INT: Would you say the Cold War was a necessary war?

MG: Well, of course... it was a necessary war. I don't know if I'd use that term or know how to deal with it, but it came about not of our making. We extended the hand to the Soviet Union then, that rejected it. That the word "Asia"... in other words, we were up against communism, and we perceived communism as a single juggernaut force worldwide, and of course it wasn't: it also contained the seeds of its own destruction, which we didn't fully understand at that time. Communism basically was against human nature, and human nature was our ally in the long run, that the people in the Soviet Union couldn't stand the Soviet regime, and it basically was overthrown from within. China - the people basically are economically minded - all Chinese are - they're good businessmen, sharp business acumen, and that's... the communist way of doing business is not one they like very much. They are entrepreneurs, they're a nation of entrepreneurs. So that the free-market economy has great appeal to them, and to the extent that communism may be dismantled in China, it's coming about through that process. And so the Cold War came to an end through forces that were in their body, their system, from the very beginning, that as they asserted themselves over time, and while the United States stood firm... and by the way, when people talk about the United States role in East Asia during all this period, along with our fair allies like the British, that... it was a very important role. If we hadn't maintained a force in the West Pacific and had our alliances and our military support programs, it's very possible that all that part of the world would have crumbled, because China was so massive, it was such a huge central force, and with the Soviet Union to the north. But we didn't, we stoofirm, so I think that our effort and the sacrifices paid off. It isn't as though these things would have happened just out in the... they did happen to a considerable extent because of their own internal (Clears throat), faults. But it also came about because we stood up to them.

INT: What do think was the most dangerous time in the Cold War?

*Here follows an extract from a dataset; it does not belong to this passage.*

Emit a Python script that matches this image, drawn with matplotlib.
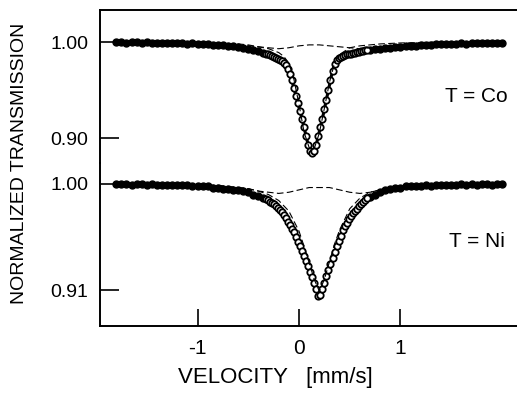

MG: I would think, as you go back in time, there were more dangerous periods earlier on than there were later on. But there was one period I mentioned in passing, and that was the attempted communist coup in Indonesia, and I think this was a momentous event in world affairs, and I don't think that the press and the public has ever seen it that way. And I don't think I'm saying this simply because I was there at the time: I think it was true - that here was what is now the fourth largest nation in the world... the country is very rich in resources, and it stands astride almost all the seaways in that part of the world: the Indian Ocean, the Pacific Ocean, where two coand two oceans meet; enormously strategic... it was about to go communist, and almost did, except for the succe...

(End of audiocassette)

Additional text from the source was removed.